South Korea’s Tax Office Evaluates Private Custody Options After Losses from Seized Cryptocurrency.

South Korea’s Tax Authority Moves Toward Private Custody After $4.8 Million Crypto Leak

Seoul – March 20, 2026 – The National Tax Service (NTS) of South Korea announced that it is drafting a plan to outsource the custody of seized digital‑asset holdings to a private‑sector provider. The decision follows a high‑profile security breach in February that exposed a wallet recovery phrase and allowed thieves to transfer roughly $4.8 million worth of cryptocurrency from a government‑controlled Ledger device.


Background

On 26 February the NTS issued a press release that unintentionally included a clear photograph of a cold‑wallet ledger and a sheet of paper displaying the 12‑word mnemonic seed phrase used to access the device. Because the seed was not redacted, malicious actors were able to move the confiscated tokens to external addresses.

The incident added to a string of custodial mishaps involving Korean authorities, most notably a case last year in which the Gangnam police precinct lost 22 BTC seized from a criminal investigation. The two failures prompted Deputy Prime Minister and Finance Minister Koo Yun‑cheol to launch a cross‑agency probe on 1 March, examining how government bodies manage digital‑asset seizures.


The Custody Procurement Plan

According to sources familiar with the NTS’s internal deliberations, the agency is now preparing a set of selection criteria for a private‑custody partner.
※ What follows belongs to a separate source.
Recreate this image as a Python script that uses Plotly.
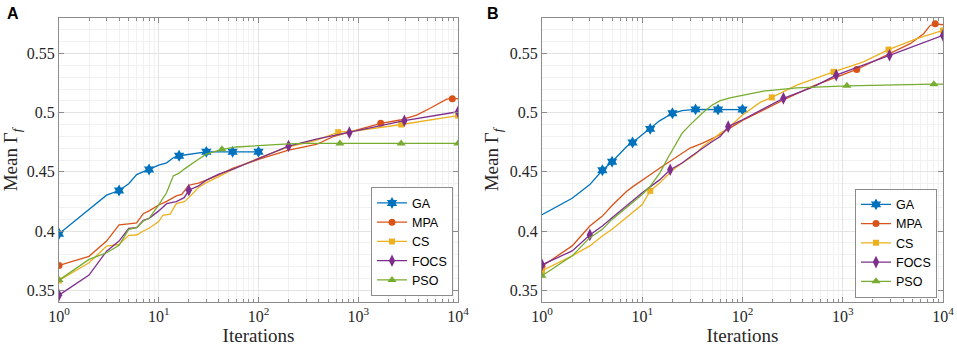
import plotly.graph_objects as go

# ---------------- data ----------------
series_names = ["GA", "MPA", "CS", "FOCS", "PSO"]

# Panel A
A_GA_x = [1, 2, 3, 4, 5, 6, 7, 8, 10, 12, 14, 16, 20, 25, 30, 40, 55, 70, 100]
A_GA_y = [0.3977, 0.418, 0.4303, 0.4342, 0.4400, 0.4477, 0.4500, 0.4520, 0.4557, 0.4576,
          0.4619, 0.4636, 0.4647, 0.4660, 0.4669, 0.4669, 0.4669, 0.4669, 0.4669]
A_GA_mk = [1, 4, 8, 16, 30, 55, 100]

A_MPA_x = [1, 2, 3, 4, 5, 6, 7, 8, 10, 12, 15, 17, 20, 25, 30, 40, 55, 100, 200, 380, 560,
           1000, 1680, 2630, 3850, 5250, 6600, 7700, 8770, 10000]
A_MPA_y = [0.3709, 0.3786, 0.3915, 0.4051, 0.4060, 0.4068, 0.4146, 0.4170, 0.4220, 0.4250,
           0.4297, 0.4310, 0.4387, 0.4405, 0.4430, 0.4473, 0.4530, 0.4605, 0.4684, 0.4731,
           0.4797, 0.4859, 0.4910, 0.4938, 0.4980, 0.5037, 0.5080, 0.5115, 0.5118, 0.5118]
A_MPA_mk = [1, 1680, 8770]

A_CS_x = [1, 2, 3, 4, 5, 6, 7, 8, 10, 11, 13, 15, 18, 20, 25, 30, 40, 55, 100, 200, 380,
          630, 1000, 2700, 10000]
A_CS_y = [0.3582, 0.3731, 0.3873, 0.3887, 0.3963, 0.3966, 0.4000, 0.4023, 0.4079, 0.4133,
          0.4142, 0.4231, 0.4248, 0.4282, 0.4367, 0.4409, 0.4460, 0.4520, 0.4615, 0.4710,
          0.4765, 0.4835, 0.4848, 0.4900, 0.4975]
A_CS_mk = [1, 630, 2700, 10000]

A_FOCS_x = [1, 2, 3, 4, 5, 6, 7, 8, 10, 12, 15, 18, 20, 25, 30, 40, 55, 100, 200, 380, 815,
            1000, 2900, 10000]
A_FOCS_y = [0.3458, 0.3627, 0.3830, 0.3915, 0.4023, 0.4028, 0.4090, 0.4107, 0.4170, 0.4231,
            0.4248, 0.4282, 0.4345, 0.4381, 0.4430, 0.4480, 0.4520, 0.4610, 0.4718, 0.4777,
            0.4831, 0.4850, 0.4932, 0.5008]
A_FOCS_mk = [1, 20, 200, 815, 2900, 10000]

A_PSO_x = [1, 2, 3, 4, 5, 6, 7, 8, 10, 12, 14, 16, 18, 20, 25, 30, 35, 43, 60, 100, 200, 300,
           655, 2690, 10000]
A_PSO_y = [0.3585, 0.3760, 0.3816, 0.3879, 0.4014, 0.4028, 0.4085, 0.4107, 0.4220, 0.4325,
           0.4466, 0.4489, 0.4523, 0.4551, 0.4607, 0.4649, 0.4665, 0.4690, 0.4710, 0.4723,
           0.4737, 0.4740, 0.4740, 0.4740, 0.4740]
A_PSO_mk = [1, 43, 655, 2690, 10000]

# Panel B
B_GA_x = [1, 2, 3, 4, 5, 6, 7, 8, 10, 12, 15, 20, 25, 34, 57, 100]
B_GA_y = [0.4138, 0.4277, 0.4392, 0.4513, 0.4586, 0.4659, 0.4714, 0.4748, 0.4813, 0.4863,
          0.4933, 0.4995, 0.5017, 0.5028, 0.5026, 0.5026]
B_GA_mk = [4, 5, 8, 12, 20, 34, 57, 100]

B_MPA_x = [1, 2, 3, 4, 5, 6, 7, 8, 10, 12, 15, 20, 25, 30, 40, 50, 60, 70, 100, 256, 510,
           1380, 2970, 4710, 6400, 7450, 8360, 10000]
B_MPA_y = [0.3702, 0.3874, 0.4042, 0.4126, 0.4216, 0.4281, 0.4336, 0.4373, 0.4434, 0.4476,
           0.4533, 0.4603, 0.4659, 0.4701, 0.4743, 0.4785, 0.4813, 0.4855, 0.4935, 0.5107,
           0.5227, 0.5365, 0.5499, 0.5583, 0.5667, 0.5737, 0.5751, 0.5743]
B_MPA_mk = [1, 1380, 8360]

B_CS_x = [1, 2, 3, 4, 5, 6, 8, 10, 12, 15, 20, 25, 30, 35, 40, 50, 60, 70, 100, 150, 196,
          348, 808, 1610, 2860, 5480, 10000]
B_CS_y = [0.3664, 0.3790, 0.3874, 0.3958, 0.4014, 0.4070, 0.4155, 0.4224, 0.4339, 0.4407,
          0.4513, 0.4575, 0.4617, 0.4659, 0.4714, 0.4771, 0.4827, 0.4860, 0.4980, 0.5087,
          0.5129, 0.5233, 0.5345, 0.5429, 0.5533, 0.5625, 0.5695]
B_CS_mk = [1, 12, 196, 808, 2860, 10000]

B_FOCS_x = [1, 2, 3, 4, 5, 6, 8, 10, 12, 15, 19, 25, 30, 40, 50, 60, 72, 100, 256, 510, 860,
            2925, 10000]
B_FOCS_y = [0.3714, 0.3832, 0.3967, 0.4042, 0.4112, 0.4168, 0.4261, 0.4323, 0.4373, 0.4434,
            0.4518, 0.4575, 0.4625, 0.4701, 0.4756, 0.4798, 0.4882, 0.4940, 0.5121, 0.5218,
            0.5317, 0.5485, 0.5653]
B_FOCS_mk = [1, 3, 19, 72, 256, 860, 2925, 10000]

B_PSO_x = [1, 2, 3, 4, 5, 6, 8, 10, 12, 15, 18, 20, 25, 30, 35, 40, 50, 60, 75, 100, 162, 348,
           1100, 8110, 10000]
B_PSO_y = [0.3622, 0.3790, 0.3944, 0.4014, 0.4098, 0.4155, 0.4239, 0.4308, 0.4378, 0.4491,
           0.4617, 0.4687, 0.4827, 0.4897, 0.4953, 0.5000, 0.5065, 0.5101, 0.5126, 0.5149,
           0.5182, 0.5210, 0.5227, 0.5241, 0.5241]
B_PSO_mk = [1, 1100, 8110]

x_tick_vals = [1, 10, 100, 1000, 10000]
x_tick_text = ["10<sup>0</sup>", "10<sup>1</sup>", "10<sup>2</sup>", "10<sup>3</sup>", "10<sup>4</sup>"]
y_tick_vals = [0.35, 0.40, 0.45, 0.50, 0.55]
y_tick_text = ["0.35", "0.4", "0.45", "0.5", "0.55"]
panel_labels = ["A", "B"]

# ---------------- styling ----------------
colors = {"GA": "#0072BD", "MPA": "#D95319", "CS": "#EDB120", "FOCS": "#7E2F8E", "PSO": "#77AC30"}
symbols = {"GA": "hexagram", "MPA": "circle", "CS": "square", "FOCS": "diamond-tall", "PSO": "triangle-up"}
msizes = {"GA": 9, "MPA": 7, "CS": 6, "FOCS": 9, "PSO": 8}

panels = [
    {"GA": (A_GA_x, A_GA_y, A_GA_mk), "MPA": (A_MPA_x, A_MPA_y, A_MPA_mk),
     "CS": (A_CS_x, A_CS_y, A_CS_mk), "FOCS": (A_FOCS_x, A_FOCS_y, A_FOCS_mk),
     "PSO": (A_PSO_x, A_PSO_y, A_PSO_mk)},
    {"GA": (B_GA_x, B_GA_y, B_GA_mk), "MPA": (B_MPA_x, B_MPA_y, B_MPA_mk),
     "CS": (B_CS_x, B_CS_y, B_CS_mk), "FOCS": (B_FOCS_x, B_FOCS_y, B_FOCS_mk),
     "PSO": (B_PSO_x, B_PSO_y, B_PSO_mk)},
]

fig = go.Figure()
axes = [("x", "y", "legend"), ("x2", "y2", "legend2")]

for p, data in enumerate(panels):
    xa, ya, lg = axes[p]
    for name in series_names:
        xs, ys, mk = data[name]
        c = colors[name]
        fig.add_trace(go.Scatter(x=xs, y=ys, mode="lines", xaxis=xa, yaxis=ya,
                                 line=dict(color=c, width=1.3), showlegend=False,
                                 hoverinfo="skip"))
        mx = [xv for xv in xs if xv in mk]
        my = [ys[xs.index(xv)] for xv in mx]
        fig.add_trace(go.Scatter(x=mx, y=my, mode="markers", xaxis=xa, yaxis=ya,
                                 marker=dict(color=c, symbol=symbols[name], size=msizes[name],
                                             line=dict(width=0)),
                                 showlegend=False))
    for name in series_names:
        c = colors[name]
        fig.add_trace(go.Scatter(x=[None], y=[None], mode="lines+markers", name=name,
                                 xaxis=xa, yaxis=ya, legend=lg,
                                 line=dict(color=c, width=1.3),
                                 marker=dict(color=c, symbol=symbols[name], size=msizes[name],
                                             line=dict(width=0))))

serif = "Liberation Serif"
grid_major = "#e3e3e3"
grid_minor = "#f1f1f1"
frame = "#8c8c8c"

def xaxis_cfg(domain, anchor):
    return dict(domain=domain, anchor=anchor, type="log", range=[0, 4], automargin=False,
                ticklabeloverflow="allow",
                tickvals=x_tick_vals, ticktext=x_tick_text,
                ticks="inside", ticklen=5, tickcolor=frame,
                showline=True, linecolor=frame, linewidth=1, mirror="ticks",
                showgrid=True, gridcolor=grid_major, gridwidth=1, zeroline=False,
                minor=dict(dtick="D1", ticks="inside", ticklen=3, tickcolor=frame,
                           showgrid=True, gridcolor=grid_minor, gridwidth=1),
                tickfont=dict(family=serif, size=16, color="#262626"),
                title=dict(text="Iterations", font=dict(family=serif, size=19, color="#262626"),
                           standoff=2))

def yaxis_cfg(anchor):
    return dict(domain=[0, 1], anchor=anchor, range=[0.34, 0.58], automargin=False,
                ticklabeloverflow="allow",
                tickvals=y_tick_vals, ticktext=y_tick_text,
                ticks="inside", ticklen=5, tickcolor=frame,
                showline=True, linecolor=frame, linewidth=1, mirror="ticks",
                showgrid=True, gridcolor=grid_major, gridwidth=1, zeroline=False,
                minor=dict(dtick=0.01, tick0=0.34, ticks="", showgrid=True,
                           gridcolor=grid_minor, gridwidth=1),
                tickfont=dict(family=serif, size=16, color="#262626"),
                title=dict(text="Mean \u0393<sub><i>f</i></sub>",
                           font=dict(family=serif, size=19, color="#262626"), standoff=6))

L, R, T, B = 59, 14, 18, 45
W, H = 957, 347
pw = W - L - R
dA = [0, (458 - L) / pw]
dB = [(542 - L) / pw, 1]

legend_common = dict(bgcolor="white", bordercolor="#8c8c8c", borderwidth=1,
                     font=dict(family="Liberation Sans", size=12.5, color="#000000"),
                     xanchor="right", yanchor="bottom", tracegroupgap=0,
                     itemclick=False, itemdoubleclick=False)

fig.update_layout(
    width=W, height=H, margin=dict(l=L, r=R, t=T, b=B),
    paper_bgcolor="white", plot_bgcolor="white",
    xaxis=xaxis_cfg(dA, "y"), yaxis=yaxis_cfg("x"),
    xaxis2=xaxis_cfg(dB, "y2"), yaxis2=yaxis_cfg("x2"),
    legend=dict(x=(453 - L) / pw, y=0.02, **legend_common),
    legend2=dict(x=(937 - L) / pw, y=0.015, **legend_common),
    showlegend=True,
)

for i, lab in enumerate(panel_labels):
    fig.add_annotation(text="<b>%s</b>" % lab, xref="paper", yref="paper",
                       x=(5 + 480 * i - L) / pw, y=(H - B - 3) / (H - B - T),
                       xanchor="left", yanchor="top", showarrow=False,
                       font=dict(family="Liberation Sans", size=16, color="black"))

fig.write_html("out.html", config={"displayModeBar": False},
               post_script="document.body.style.margin='0';document.body.style.overflow='hidden';")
The procurement process is expected to be concluded in the first half of 2026, with the following factors slated for evaluation:

  • Security Architecture – Multi‑layer encryption, hardware‑security‑module (HSM) usage, and audit‑ready key‑management processes.
  • Corporate Scale – Ability to handle large, multi‑jurisdictional asset pools without operational bottlenecks.
  • Regulatory Coverage – Whether the firm holds insurance or a licence under South Korea’s Virtual Asset User Protection Act (VAUPA), which mandates safeguards for user funds on virtual‑asset service providers (VASPs).
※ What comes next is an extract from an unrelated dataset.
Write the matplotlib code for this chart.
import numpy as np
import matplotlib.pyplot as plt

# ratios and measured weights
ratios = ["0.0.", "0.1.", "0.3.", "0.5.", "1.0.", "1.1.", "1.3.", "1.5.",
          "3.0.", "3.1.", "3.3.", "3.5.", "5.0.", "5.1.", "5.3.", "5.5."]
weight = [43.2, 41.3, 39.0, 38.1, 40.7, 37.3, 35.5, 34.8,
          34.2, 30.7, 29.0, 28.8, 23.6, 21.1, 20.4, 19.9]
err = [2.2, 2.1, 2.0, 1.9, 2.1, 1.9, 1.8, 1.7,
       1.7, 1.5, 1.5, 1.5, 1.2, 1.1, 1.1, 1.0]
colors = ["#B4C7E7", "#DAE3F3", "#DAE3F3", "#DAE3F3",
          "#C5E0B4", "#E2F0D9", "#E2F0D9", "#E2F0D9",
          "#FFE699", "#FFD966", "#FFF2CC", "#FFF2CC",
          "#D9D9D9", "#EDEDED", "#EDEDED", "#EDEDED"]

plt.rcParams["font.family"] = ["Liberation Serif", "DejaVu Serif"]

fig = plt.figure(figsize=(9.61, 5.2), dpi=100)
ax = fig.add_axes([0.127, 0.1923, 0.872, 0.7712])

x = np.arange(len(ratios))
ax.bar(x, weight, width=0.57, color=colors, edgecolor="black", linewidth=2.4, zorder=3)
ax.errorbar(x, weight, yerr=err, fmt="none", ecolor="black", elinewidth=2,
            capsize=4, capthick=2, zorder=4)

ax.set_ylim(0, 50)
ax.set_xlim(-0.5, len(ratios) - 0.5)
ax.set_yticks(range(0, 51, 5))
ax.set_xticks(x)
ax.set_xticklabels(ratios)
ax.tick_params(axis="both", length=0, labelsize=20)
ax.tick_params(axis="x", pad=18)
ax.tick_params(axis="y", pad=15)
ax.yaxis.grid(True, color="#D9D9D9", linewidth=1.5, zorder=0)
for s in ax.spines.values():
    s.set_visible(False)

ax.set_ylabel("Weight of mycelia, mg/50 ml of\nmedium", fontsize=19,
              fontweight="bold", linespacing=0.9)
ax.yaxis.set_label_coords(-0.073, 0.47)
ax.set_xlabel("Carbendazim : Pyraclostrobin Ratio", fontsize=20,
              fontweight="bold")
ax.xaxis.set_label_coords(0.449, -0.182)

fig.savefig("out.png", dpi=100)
A newly created task force, dedicated to the development of a digital‑asset management framework, will oversee the selection. The group is also tasked with drafting comprehensive operational manuals that cover the full lifecycle of seized assets—from acquisition and secure storage to eventual liquidation—and with rolling out staff‑training programs to mitigate future human‑error risks.


Analysis

The NTS’s pivot toward private custodians reflects a broader trend among governments that are grappling with the unique challenges of digital‑asset forensics. While public agencies possess the authority to seize crypto, they often lack the specialized infrastructure and risk‑management expertise required to protect those assets at scale.
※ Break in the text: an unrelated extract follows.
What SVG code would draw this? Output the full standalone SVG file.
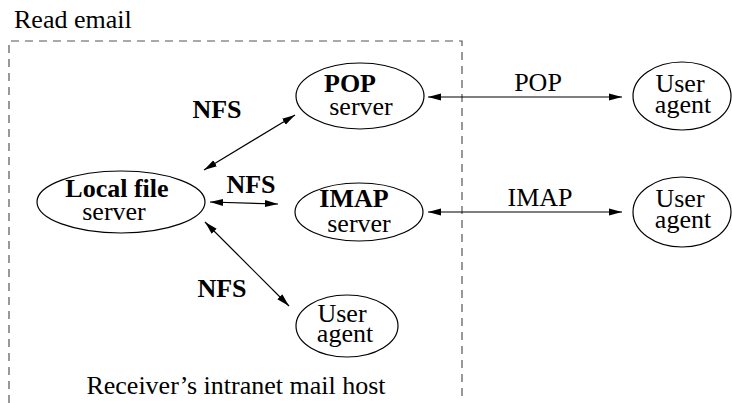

  • Reduced Operational Risk – Entrusting custody to firms that already meet stringent VAUPA requirements could lower the likelihood of accidental exposure or internal theft.
  • Regulatory Alignment – By selecting a provider that is already licensed under VAUPA, the NTS can harmonize its seizure‑handling procedures with existing consumer‑protection statutes, simplifying compliance audits.
  • Potential Cost Implications – Private custodians typically charge fees based on assets under management. These costs may be passed onto the state budget or, depending on future legislation, onto the parties whose assets are being liquidated.
  • Impact on Tax Collection – Secure custody is critical for the enforcement of South Korea’s planned 22 percent crypto‑transaction tax. Any further mishandling could fuel political opposition, which is already advocating for the tax’s repeal.

The move also signals a willingness to centralize crypto‑related functions within the NTS. Currently, responsibilities are dispersed across several departments, a fragmentation that contributed to the February leak. A dedicated division, as envisaged by the task force, would streamline decision‑making and provide clearer accountability.


Key Takeaways

  • Security breach: A leaked seed phrase in a February press release allowed the unauthorized transfer of about $4.8 million in seized crypto.
  • Policy response: The NTS is preparing to hire a private custodian, with a target selection deadline in H1 2026.
  • Selection criteria: Emphasis will be placed on security technology, company size, and compliance with the Virtual Asset User Protection Act.
  • Organizational reforms: A task force will draft custody‑related SOPs, conduct staff training, and set up a dedicated crypto division within the tax agency.
  • Regulatory context: The initiative follows a cross‑agency investigation launched by Deputy Prime Minister Koo Yun‑cheol after multiple custody failures, including a police loss of 22 BTC.
  • Broader implications: Strengthening custody may bolster confidence in the upcoming 22 % crypto tax, but it also raises questions about cost, oversight, and the future of state‑managed digital assets.

The information in this article is based on statements from the National Tax Service, reports from ZDNet Korea, and public disclosures made by South Korean government officials. As always, readers are encouraged to verify details independently.